The present invention generally relates to a device and a method for generating a filtered activity pattern, to a source divider, to a method for generating a debugged audio signal and to a computer program, in particular to a concept for noise source filtering.
In the field of today's medical technology, it is an important challenge to enable persons with impaired hearing to participate in normal life. For this purpose, from medical technology a great number of different hearing aids are known. It is a special challenge if the inner ear of a patient is damaged. In this case it is necessary to directly excite the auditory nerves of the patient.
Although this may already be successfully achieved with the help of cochlear implants, patients having cochlear implants still have special difficulties when they are close to several different sound sources. In this case, among other things speech intelligibility clearly decreases.
For this reason there is a need to improve the hearing impression of patients with a cochlear implant in particular in situations in which several sound sources are present.
In the following, some documents are discussed which provide background information regarding the mentioned problems.
The article “A revised neurobiologically parameterized model of the cochlea and an attached auditory image processing network” by T. Harczos (a doctorate student in his second year) and his tutor Dr. T. Roska (PPCU Multidisciplinary Doctoral School, 2005-2006 annual report) describes a neurobiologically parameterized model of the cochlea. In the described model, a basilar membrane modeling is used according to an extended Zwicker/Baumgarte model. Further, an inner hair cell is replicated using the model by Meddis, by which a vesicle release is calculated. Further, additionally the synaptic cleft is modeled, and further also processes after the synaptic cleft are modeled.
Further information with regard to a processing of sound data using a Hough transformation are, for example, found in the article “A neurobiologically inspired vowel recognizer using Hough-transform” by T. Harczos, F. Klefenz and A. Kátai (published in the Proceedings VISAPP 2006, Setubal, Portugal, 25-28 Feb. 2006).
The main contribution SCHALLANALYSE with the title “Neuronale Repräsentation des Hörvorgangs als Basis” by G. Szepannek, F. Klefenz and C. Weihs, published online on 28 Sep. 2005, Informatik-Spektrum, Springer-Verlag GmbH, ISSN: 0170-6012 (Paper), describes a modeling of the response of an auditory nerve and an information extraction.
Further information is found in the article “Feature Extraction for sound classification by means of a perceptionally motivated neurophysiologic parameterized auditory model” by T. Harczos, A. Katai, F. Klefenz, P. Schikowski and G. Szepannek (published at the conference of the Gesellschaft für Klassifikation GfKl 2006 from 8 Mar. to 10 Mar. 2006 in Berlin.
Further, the non-prepublished German patent application with the official file number 10 2005 030 326 discloses a concept for analyzing an audio signal. The mentioned patent application, to which, moreover, an international subsequent application with the file number PCT/EP 2005/006315 exists, describes a method and a computer program for analyzing an audio signal to obtain an analysis representation of the audio signal. Further, the mentioned document describes a concept for the neurophysiologically parameterized simulation of the first stages of the auditory system. The teachings and definitions of DE 10 2005 030 326 and PCT/EP 2005/006315 are included by reference herein.

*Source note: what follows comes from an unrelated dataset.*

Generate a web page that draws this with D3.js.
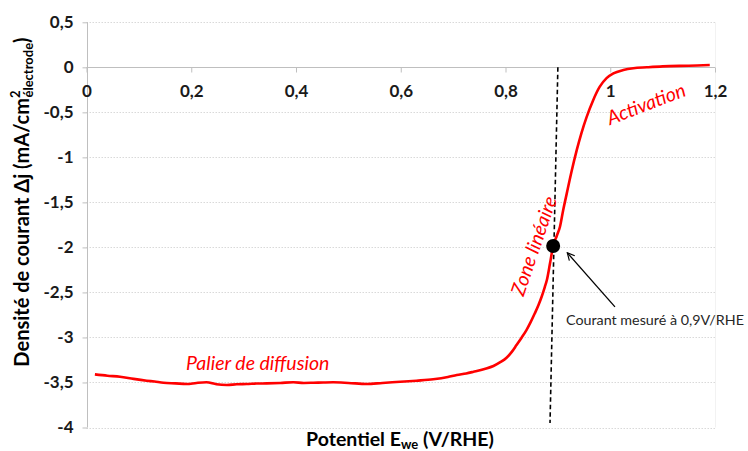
<!DOCTYPE html>
<html><head><meta charset="utf-8">
<script src="https://cdn.jsdelivr.net/npm/d3@7"></script>
<style>
html,body{margin:0;padding:0;background:#fff;}
svg{display:block;font-family:Lato,"Open Sans",sans-serif;}
</style></head>
<body><svg id="c" width="748" height="451"></svg>
<script>
// ---- data ----
const potentials = [0.016,0.040,0.064,0.090,0.115,0.130,0.147,0.170,0.191,0.210,0.229,0.248,0.268,0.287,0.306,0.325,0.344,0.370,0.395,0.415,0.433,0.452,0.471,0.500,0.535,0.565,0.599,0.630,0.662,0.690,0.707,0.725,0.739,0.760,0.777,0.790,0.802,0.812,0.821,0.831,0.840,0.848,0.856,0.863,0.869,0.875,0.879,0.885,0.891,0.898,0.904,0.910,0.917,0.926,0.936,0.945,0.955,0.967,0.980,0.993,1.006,1.025,1.044,1.070,1.100,1.150,1.190];
const currents   = [-3.41,-3.425,-3.436,-3.46,-3.48,-3.49,-3.503,-3.51,-3.517,-3.505,-3.498,-3.52,-3.528,-3.52,-3.517,-3.512,-3.51,-3.505,-3.498,-3.505,-3.503,-3.50,-3.498,-3.505,-3.517,-3.505,-3.492,-3.48,-3.465,-3.44,-3.417,-3.40,-3.381,-3.35,-3.317,-3.275,-3.225,-3.16,-3.085,-3.00,-2.918,-2.83,-2.732,-2.64,-2.548,-2.44,-2.362,-2.177,-1.985,-1.87,-1.77,-1.59,-1.40,-1.16,-0.92,-0.73,-0.55,-0.37,-0.215,-0.12,-0.067,-0.03,-0.01,0.0,0.01,0.018,0.025];
const xTicks = [0,0.2,0.4,0.6,0.8,1,1.2];
const xTickLabels = ["0","0,2","0,4","0,6","0,8","1","1,2"];
const yTicks = [0.5,0,-0.5,-1,-1.5,-2,-2.5,-3,-3.5,-4];
const yTickLabels = ["0,5","0","-0,5","-1","-1,5","-2","-2,5","-3","-3,5","-4"];
const measuredPoint = [0.891,-1.985];
const guideX = [0.9,0.885];
const guideY = [0,-3.95];
const arrowFrom = [1.009,-2.66];
const arrowTo = [0.918,-2.06];
const annotationText = "Courant mesuré à 0,9V/RHE";
const regionLabels = ["Palier de diffusion","Zone linéaire","Activation"];
const regionLabelPos = [[0.327,-3.28],[0.853,-1.98],[1.068,-0.40]];
const regionLabelAngle = [0,-71,-21];

// ---- layout ----
const svg = d3.select("#c");
const x = d3.scaleLinear().domain([0,1.2]).range([86.5,715]);
const y = d3.scaleLinear().domain([-4,0.5]).range([427.5,22.3]);

const defs = svg.append("defs");
defs.append("marker").attr("id","ah").attr("viewBox","0 0 10 10").attr("refX",9).attr("refY",5)
  .attr("markerWidth",9).attr("markerHeight",9).attr("markerUnits","userSpaceOnUse").attr("orient","auto")
  .append("path").attr("d","M1,1 L9,5 L1,9").attr("fill","none").attr("stroke","#000").attr("stroke-width",1.3);

// gridlines
svg.append("g").selectAll("line").data(yTicks.filter(d=>d!==0)).join("line")
  .attr("x1",x(0)).attr("x2",x(1.2)).attr("y1",d=>Math.round(y(d))+0.5).attr("y2",d=>Math.round(y(d))+0.5)
  .attr("stroke","#d9d9d9").attr("stroke-width",1).attr("stroke-dasharray","1.5,1.5");
// right border faint
svg.append("line").attr("x1",x(1.2)+0.5).attr("x2",x(1.2)+0.5).attr("y1",y(0.5)).attr("y2",y(-4))
  .attr("stroke","#f2f2f2");

const tickFont = 17;
// y axis
const yAxis = d3.axisLeft(y).tickValues(yTicks).tickFormat((d,i)=>yTickLabels[i]).tickSize(5).tickPadding(8);
const gy = svg.append("g").attr("transform",`translate(${Math.round(x(0))+0.5},0)`).call(yAxis);
gy.select(".domain").attr("stroke","#bfbfbf").attr("d",`M0,${y(0.5)}V${y(-4)}`);
gy.selectAll(".tick line").attr("stroke","#bfbfbf");
gy.selectAll(".tick text").attr("font-size",tickFont).attr("font-weight","bold").attr("fill","#1a1a1a")
  .attr("font-family","Lato,sans-serif").attr("x",-14);

// x axis at y=0
const xAxis = d3.axisBottom(x).tickValues(xTicks).tickFormat((d,i)=>xTickLabels[i]).tickSize(5).tickPadding(12);
const gx = svg.append("g").attr("transform",`translate(0,${Math.round(y(0))+0.5})`).call(xAxis);
gx.select(".domain").attr("stroke","#bfbfbf").attr("d",`M${x(0)},0H${x(1.2)}`);
gx.selectAll(".tick line").attr("stroke","#bfbfbf");
gx.selectAll(".tick text").attr("font-size",tickFont).attr("font-weight","bold").attr("fill","#1a1a1a")
  .attr("font-family","Lato,sans-serif");

// curve
const pts = potentials.map((p,i)=>[p,currents[i]]);
svg.append("path").datum(pts)
  .attr("d",d3.line().x(d=>x(d[0])).y(d=>y(d[1])).curve(d3.curveMonotoneX))
  .attr("fill","none").attr("stroke","#ff0000").attr("stroke-width",2.6).attr("stroke-linejoin","round");

// dashed guide
svg.append("line").attr("x1",x(guideX[0])).attr("y1",y(guideY[0])).attr("x2",x(guideX[1])).attr("y2",y(guideY[1]))
  .attr("stroke","#000").attr("stroke-width",1.6).attr("stroke-dasharray","4.5,3");

// point
svg.append("circle").attr("cx",x(measuredPoint[0])).attr("cy",y(measuredPoint[1])).attr("r",7).attr("fill","#000");

// arrow
svg.append("line").attr("x1",x(arrowFrom[0])).attr("y1",y(arrowFrom[1])).attr("x2",x(arrowTo[0])).attr("y2",y(arrowTo[1]))
  .attr("stroke","#000").attr("stroke-width",1.3).attr("marker-end","url(#ah)");
svg.append("text").attr("x",566).attr("y",325).attr("font-size",14.3).attr("fill","#262626")
  .attr("font-family","Lato,sans-serif").text(annotationText);

// region labels
regionLabels.forEach((t,i)=>{
  const px = x(regionLabelPos[i][0]), py = y(regionLabelPos[i][1]);
  svg.append("text").attr("transform",`translate(${px},${py}) rotate(${regionLabelAngle[i]})`)
    .attr("text-anchor","middle").attr("dominant-baseline","central")
    .attr("font-size",19.5).attr("font-style","italic").attr("fill","#ff0000")
    .attr("font-family","Lato,sans-serif").text(t);
});

// axis titles
const xt = svg.append("text").attr("x",400).attr("y",446).attr("text-anchor","middle")
  .attr("font-size",19.5).attr("font-weight","bold").attr("fill","#000").attr("font-family","Lato,sans-serif");
xt.append("tspan").text("Potentiel E");
xt.append("tspan").attr("font-size",13).attr("dy",2.5).text("we");
xt.append("tspan").attr("dy",-2.5).text(" (V/RHE)");

const yt = svg.append("text").attr("transform","translate(29,202) rotate(-90)").attr("text-anchor","middle")
  .attr("font-size",20).attr("font-weight","bold").attr("fill","#000").attr("font-family","Lato,sans-serif");
yt.append("tspan").text("Densité de courant Δj (mA/cm");
yt.append("tspan").attr("font-size",13).attr("dy",-9).text("2");
yt.append("tspan").attr("font-size",13).attr("dx",-7).attr("dy",13).text("électrode");
yt.append("tspan").attr("dy",-4).text(")");
</script></body></html>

Similarly, the German patent application with the official file number 10 2005 030 327 describes the use of a neurophysiological auditory model and the generation of signals based thereon. With regard to the mentioned document, a parallel US application exists with the official file Ser. No. 11/172,605. The teachings and definitions of the two last mentioned documents are incorporated herein by reference.
Apart from that, U.S. Pat. No. 6,442,510 B1 describes a concept for determining a run-time differential for signal wave forms for a real-time pattern recognition, localization and monitoring of optical and acoustic signals. The mentioned concept includes steps of a segment-wise detection and a bringing into coincidence of signal wave forms for a conversion into monotonous and continuous trajectories for real-time pattern recognition and for the localization and monitoring of optical and acoustic signals. The method described in the mentioned document determines run-time differentials, wherein pre-programmed key signals are detected by signal sampling. Data are corrected by the sampled signals and pairs of signal combinations of given signal run-time differentials are determined from the coincidence of the detected signals.
The device includes at least two receivers for generating sequences of digital values from incoming acoustic signals. The device further includes vector generators to form the digital values in input vectors, a signal detection unit arranged after each vector generator and comprising parallel, programmable signal flow chains and adder/comparator units. The adder/comparator units are arranged vertically to the signal flow chains at equidistant intervals. The device further includes a multi-coincidence unit consisting of two anti-parallel shift registers forming flip-flop chains, and of AND gates.